November 21, 2012 - Bosch is the world largest maker of auto parts. As of last week, Bosch has decided to sell its shares of Denso for $1.4 billion. Bosch has been a stakeholder of Denso for almost sixty years! Both companies have said that they will continue to collaborate on further projects but the economic ties that have held them together for almost six decades have been officially broken. Bosch held 46 million shares of Denso stock, which equated to about 5.4% of the company.
According to a Bosch spokesman, the company wanted to reallocate its funds into investments that diversified their portfolio. Bosch will be taking that $1.4 billion and putting into a wide array of both technology and health care companies that it feels have a “promising future”. Does this mean that Bosch is predicting trouble on the horizon for Denso? It’s hard to say. Denso appears to be keeping its head above water.
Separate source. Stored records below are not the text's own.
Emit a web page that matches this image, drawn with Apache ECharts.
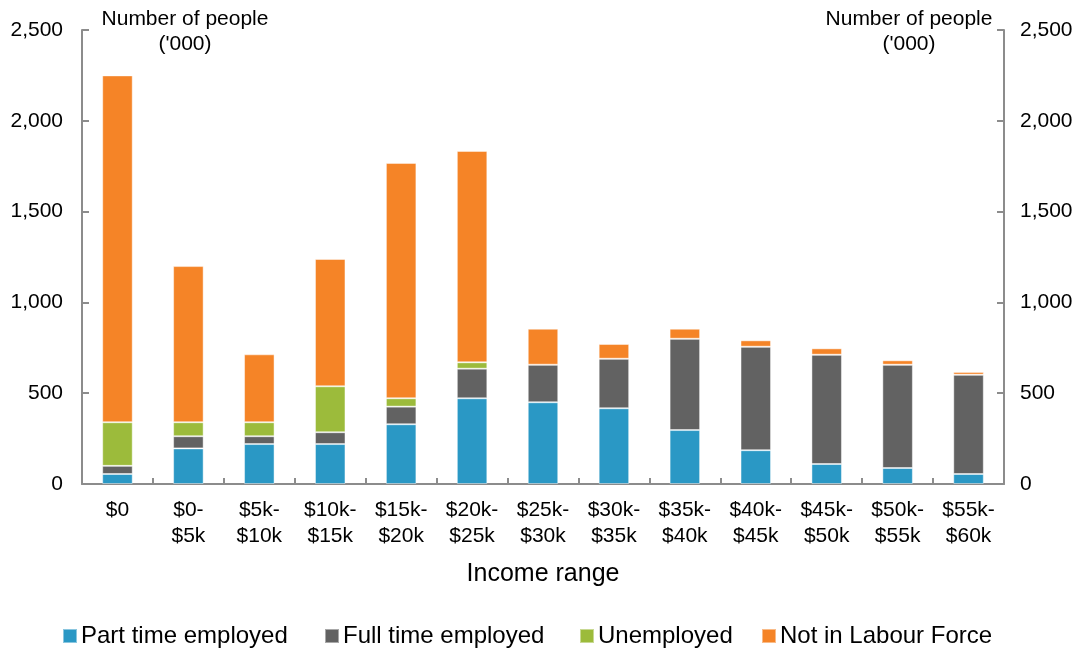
<!DOCTYPE html>
<html>
<head>
<meta charset="utf-8">
<script src="https://cdn.jsdelivr.net/npm/echarts@6/dist/echarts.min.js"></script>
<style>
  html, body { margin: 0; padding: 0; background: #fff; }
  #chart { width: 1083px; height: 649px; }
</style>
</head>
<body>
<div id="chart"></div>
<script>
// Income ranges along the horizontal axis
const categories = ['$0', '$0-\n$5k', '$5k-\n$10k', '$10k-\n$15k', '$15k-\n$20k', '$20k-\n$25k',
  '$25k-\n$30k', '$30k-\n$35k', '$35k-\n$40k', '$40k-\n$45k', '$45k-\n$50k', '$50k-\n$55k', '$55k-\n$60k'];

// Number of people ('000) in each labour force group
const partTime    = [55, 196, 220, 220, 329, 472, 450, 417, 297, 186, 110, 88, 55];
const fullTime    = [45, 67, 43, 65, 97, 163, 207, 273, 503, 570, 602, 569, 547];
const unemployed  = [240, 77, 77, 253, 46, 35, 0, 0, 0, 0, 0, 0, 0];
const notInLabour = [1910, 860, 374, 701, 1296, 1164, 198, 81, 55, 35, 35, 24, 15];

const seriesNames = ['Part time employed', 'Full time employed', 'Unemployed', 'Not in Labour Force'];
const seriesColors = ['#2a98c5', '#626262', '#9cbb3b', '#f58427'];

const yTicks = { min: 0, max: 2500, interval: 500 };
const axisTitle = "Number of people\n('000)";

const font = 'Liberation Sans, Arial, sans-serif';
const axisGrey = '#8c8c8c';

const chart = echarts.init(document.getElementById('chart'));

function yAxis(position, margin) {
  return {
    type: 'value',
    position: position,
    min: yTicks.min, max: yTicks.max, interval: yTicks.interval,
    axisLine: { show: true, lineStyle: { color: axisGrey, width: 2 } },
    axisTick: { show: true, inside: true, length: 7, lineStyle: { color: axisGrey, width: 2 } },
    splitLine: { show: false },
    axisLabel: {
      color: '#000', fontSize: 21, fontFamily: font, margin: margin,
      formatter: v => v.toLocaleString('en-US')
    }
  };
}

function barSeries(i, data) {
  return {
    name: seriesNames[i], type: 'bar', stack: 'total', data: data,
    barWidth: '43%',
    itemStyle: { color: seriesColors[i], borderColor: 'rgba(255,255,255,0.45)', borderWidth: 1 },
    emphasis: { disabled: true }
  };
}

// one legend block per series so the entries sit spread along the bottom
const legendLefts = [57, 319, 574, 756];
const legends = seriesNames.map((n, i) => ({
  left: legendLefts[i],
  top: 619,
  icon: 'rect',
  itemWidth: 14, itemHeight: 14,
  textStyle: { color: '#000', fontSize: 24, fontFamily: font, padding: [0, 0, 0, -1] },
  data: [n]
}));

function titleText(cx) {
  return {
    type: 'text', x: cx, y: 7,
    style: { text: axisTitle, align: 'center', verticalAlign: 'top', fontSize: 21, lineHeight: 25, fill: '#000', fontFamily: font }
  };
}

chart.setOption({
  animation: false,
  textStyle: { fontFamily: font },
  grid: { left: 82, right: 79, top: 30, bottom: 165 },
  xAxis: {
    type: 'category',
    data: categories,
    name: 'Income range',
    nameLocation: 'middle',
    nameGap: 78,
    nameTextStyle: { color: '#000', fontSize: 25, fontFamily: font },
    axisLine: { lineStyle: { color: axisGrey, width: 2 } },
    axisTick: { show: true, inside: true, length: 6, lineStyle: { color: axisGrey, width: 2 } },
    axisLabel: { color: '#000', fontSize: 21, fontFamily: font, lineHeight: 26, margin: 13, interval: 0 }
  },
  yAxis: [yAxis('left', 19), yAxis('right', 16)],
  legend: legends,
  graphic: [titleText(185), titleText(909)],
  series: [
    barSeries(0, partTime),
    barSeries(1, fullTime),
    barSeries(2, unemployed),
    barSeries(3, notInLabour)
  ]
});
</script>
</body>
</html>
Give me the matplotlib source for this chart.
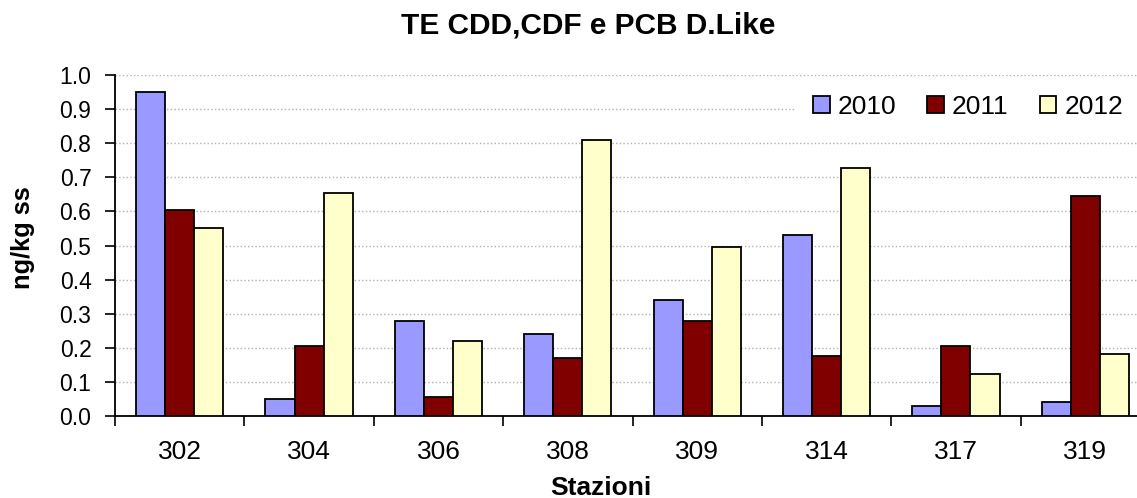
import numpy as np
import matplotlib.pyplot as plt

plt.rcParams['font.family'] = ['Liberation Sans', 'DejaVu Sans']

# dati
stazioni = ['302', '304', '306', '308', '309', '314', '317', '319']
anni = ['2010', '2011', '2012']
v2010 = [0.95, 0.05, 0.28, 0.24, 0.34, 0.53, 0.03, 0.04]
v2011 = [0.605, 0.205, 0.055, 0.17, 0.28, 0.177, 0.205, 0.645]
v2012 = [0.55, 0.655, 0.22, 0.81, 0.496, 0.727, 0.122, 0.182]
colori = ['#9999FF', '#800000', '#FFFFCC']

W, H = 1137, 498
fig = plt.figure(figsize=(W / 100, H / 100), dpi=100)
ax = fig.add_axes([115 / W, 1 - 416 / H, 1035 / W, 341 / H])

x = np.arange(len(stazioni))
w = 0.225
for i, (serie, c, lab) in enumerate(zip([v2010, v2011, v2012], colori, anni)):
    ax.bar(x + (i - 1) * w, serie, w, color=c, edgecolor='black', linewidth=1.3,
           label=lab, zorder=3)

ax.set_xlim(-0.5, len(stazioni) - 0.5)
ax.set_ylim(0, 1.0)
yt = np.arange(0, 1.01, 0.1)
ax.set_yticks(yt)
ax.set_yticklabels([f'{t:.1f}' for t in yt], fontsize=16.5)
ax.set_xticks(x)
ax.set_xticklabels(stazioni, fontsize=19)
ax.set_xticks(np.arange(-0.5, len(stazioni)), minor=True)
ax.tick_params(axis='x', which='major', length=0, pad=17)
ax.tick_params(axis='x', which='minor', length=7, width=1.2, direction='out')
ax.tick_params(axis='y', length=7, width=1.2, direction='out', pad=10)

ax.grid(axis='y', color='#b0b0b0', linestyle=':', linewidth=1, zorder=0)
for s in ['top', 'right']:
    ax.spines[s].set_visible(False)
ax.spines['left'].set_linewidth(1.3)
ax.spines['bottom'].set_linewidth(1.3)

fig.text(588 / W, 1 - 33 / H, 'TE CDD,CDF e PCB D.Like', fontsize=21.5,
         fontweight='bold', ha='center', va='baseline')
fig.text(23 / W, 1 - 238 / H, 'ng/kg ss', fontsize=18.3, fontweight='bold',
         rotation=90, ha='center', va='center')
fig.text(601 / W, 1 - 495 / H, 'Stazioni', fontsize=19, fontweight='bold',
         ha='center', va='baseline')

leg = ax.legend(ncol=3, loc='center right', bbox_to_anchor=(1141 / W, 1 - 107 / H),
                bbox_transform=fig.transFigure, borderaxespad=0,
                fontsize=19, frameon=True, fancybox=False, edgecolor='white',
                framealpha=1, handlelength=0.64, handleheight=0.64,
                handletextpad=0.3, columnspacing=1.17, borderpad=0.68)
leg.set_zorder(5)

fig.savefig('out.png', dpi=100)
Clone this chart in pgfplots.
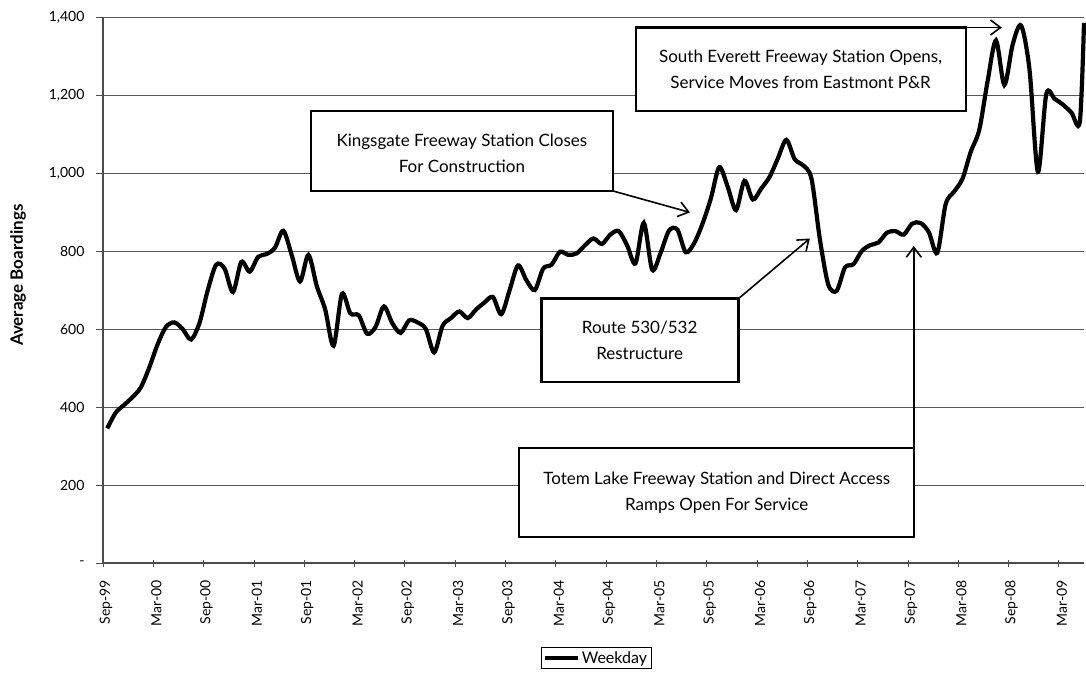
\documentclass[border=0pt]{standalone}
\usepackage{fontspec}
\setmainfont{Lato}
\usepackage{pgfplots}
\pgfplotsset{compat=1.18}
\usetikzlibrary{arrows.meta}
\newcommand\annfont{\fontsize{17}{26}\selectfont}

\begin{document}
\begin{tikzpicture}
\useasboundingbox (-103pt,-112pt) rectangle (983pt,563pt);
\begin{axis}[
  at={(0pt,0pt)}, anchor=south west,
  scale only axis, width=981pt, height=546pt,
  xmin=0, xmax=117, ymin=0, ymax=1400,
  clip=false,
  axis x line*=bottom, axis y line*=left,
  axis line style={-, line width=1.5pt, draw=black!70},
  ytick={0,200,...,1400},
  yticklabels={{-\hspace{6pt}},200,400,600,800,{1,000},{1,200},{1,400}},
  xtick={0,6,...,114},
  xticklabels={Sep-99,Mar-00,Sep-00,Mar-01,Sep-01,Mar-02,Sep-02,Mar-03,Sep-03,Mar-04,Sep-04,Mar-05,Sep-05,Mar-06,Sep-06,Mar-07,Sep-07,Mar-08,Sep-08,Mar-09},
  xtick align=center, ytick align=outside,
  major tick length=7pt,
  tick style={black!70, line width=0.8pt},
  ymajorgrids=true,
  grid style={black!65, line width=0.7pt},
  yticklabel style={font=\fontsize{14}{16}\selectfont, xshift=-8pt},
  xticklabel style={yshift=-10pt, xshift=3pt, rotate=90, anchor=east, font=\fontsize{14}{16}\selectfont},
  ylabel={Average Boardings},
  ylabel style={at={(axis description cs:-0.0866,0.527)}, anchor=center, font=\fontsize{17}{19}\selectfont\bfseries},
  legend style={at={(0.446,-0.154)}, anchor=north west, draw=black, line width=0.6pt,
    font=\fontsize{16}{18}\selectfont, inner sep=2pt},
  legend image code/.code={\draw[line width=4pt] (0pt,0pt) -- (33pt,0pt);},
]
\addplot[black, line width=4.2pt, smooth, tension=0.5] coordinates {
(0.5,345) (1.5,385) (2.5,405) (3.5,425) (4.5,450) (5.5,500) (6.5,560) (7.5,605)
(8.5,617) (9.5,600) (10.5,573) (11.5,615) (12.5,700) (13.5,765) (14.5,755) (15.5,695)
(16.5,772) (17.5,747) (18.5,785) (19.5,792) (20.5,808) (21.5,852) (22.5,790) (23.5,722)
(24.5,790) (25.5,710) (26.5,650) (27.5,557) (28.5,690) (29.5,640) (30.5,635) (31.5,588)
(32.5,605) (33.5,658) (34.5,615) (35.5,590) (36.5,622) (37.5,617) (38.5,600) (39.5,540)
(40.5,608) (41.5,628) (42.5,645) (43.5,628) (44.5,650) (45.5,668) (46.5,682) (47.5,638)
(48.5,700) (49.5,763) (50.5,725) (51.5,700) (52.5,755) (53.5,765) (54.5,798) (55.5,790)
(56.5,794) (57.5,815) (58.5,832) (59.5,818) (60.5,842) (61.5,851) (62.5,815) (63.5,768)
(64.5,872) (65.5,752) (66.5,795) (67.5,852) (68.5,855) (69.5,797) (70.5,820) (71.5,870)
(72.5,935) (73.5,1015) (74.5,965) (75.5,905) (76.5,980) (77.5,932) (78.5,960) (79.5,990)
(80.5,1038) (81.5,1085) (82.5,1035) (83.5,1020) (84.5,985) (85.5,830) (86.5,714) (87.5,698)
(88.5,758) (89.5,766) (90.5,800) (91.5,815) (92.5,822) (93.5,847) (94.5,851) (95.5,842)
(96.5,870) (97.5,872) (98.5,848) (99.5,795) (100.5,920) (101.5,952) (102.5,985) (103.5,1055)
(104.5,1110) (105.5,1235) (106.5,1340) (107.5,1226) (108.5,1330) (109.5,1378) (110.5,1265) (111.5,1003)
(112.5,1202) (113.5,1190) (114.5,1175) (115.5,1155) (116.5,1131) (117,1385)
};
\addlegendentry{Weekday}

% arrows
\draw[line width=1.6pt, -{Straight Barb[length=10pt,width=15pt]}] (axis cs:60.8,954) -- (axis cs:70.0,899);
\draw[line width=1.6pt, -{Straight Barb[length=10pt,width=15pt]}] (axis cs:102.9,1373) -- (axis cs:107.2,1373);
\draw[line width=1.6pt, -{Straight Barb[length=10pt,width=15pt]}] (axis cs:75.8,678) -- (axis cs:84.3,832);
\draw[line width=1.6pt, -{Straight Barb[length=10pt,width=15pt]}] (axis cs:96.7,295) -- (axis cs:96.7,813);

% boxes
\draw[line width=2.2pt, fill=white] (axis cs:24.8,954) rectangle (axis cs:60.8,1159);
\node[align=center, font=\annfont] at (axis cs:42.8,1050) {Kingsgate Freeway Station Closes\\For Construction};
\draw[line width=2.2pt, fill=white] (axis cs:63.6,1159) rectangle (axis cs:102.9,1373);
\node[align=center, font=\annfont] at (axis cs:83.2,1265) {South Everett Freeway Station Opens,\\Service Moves from Eastmont P\&R};
\draw[line width=2.2pt, fill=white] (axis cs:52.3,465) rectangle (axis cs:75.8,678);
\node[align=center, font=\annfont] at (axis cs:64.0,570) {Route 530/532\\Restructure};
\draw[line width=2.2pt, fill=white] (axis cs:49.6,67) rectangle (axis cs:96.7,295);
\node[align=center, font=\annfont] at (axis cs:73.2,180) {Totem Lake Freeway Station and Direct Access\\Ramps Open For Service};
\end{axis}
\end{tikzpicture}
\end{document}
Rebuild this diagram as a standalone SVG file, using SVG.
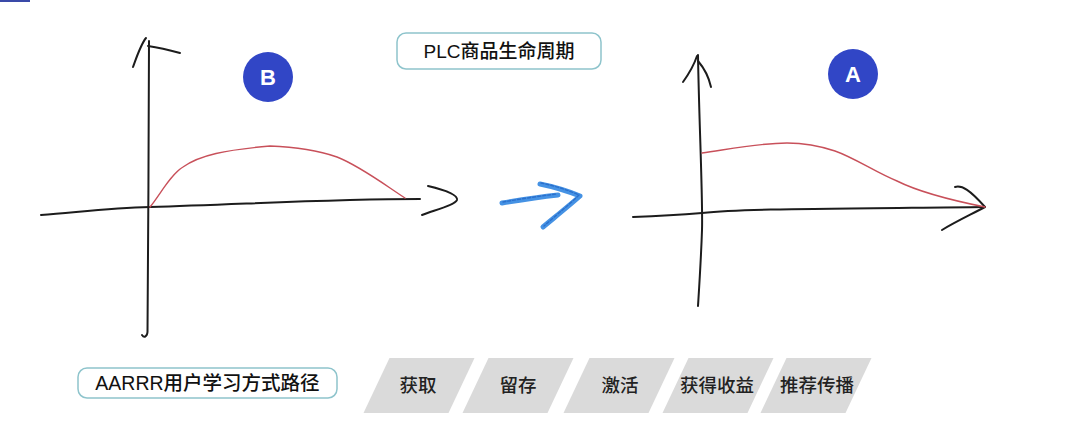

From the sound of it Bosch is trying to cut the fat of its financial portfolio. They claim that the Denso stock was a, “non-strategic shareholding,” even though Denso has seen a 14% increase in share price during the 2012 fiscal year. Bosch is going to have to make a couple of tough decisions this coming year about whether or not they want to continue to produce solar units, which have been relatively unprofitable for them. Also, the auto parts maker is trying to find their niche in the electric car battery market. The sale of their Denso stock might be an attempt to create a buffer for these looming financial obstacles.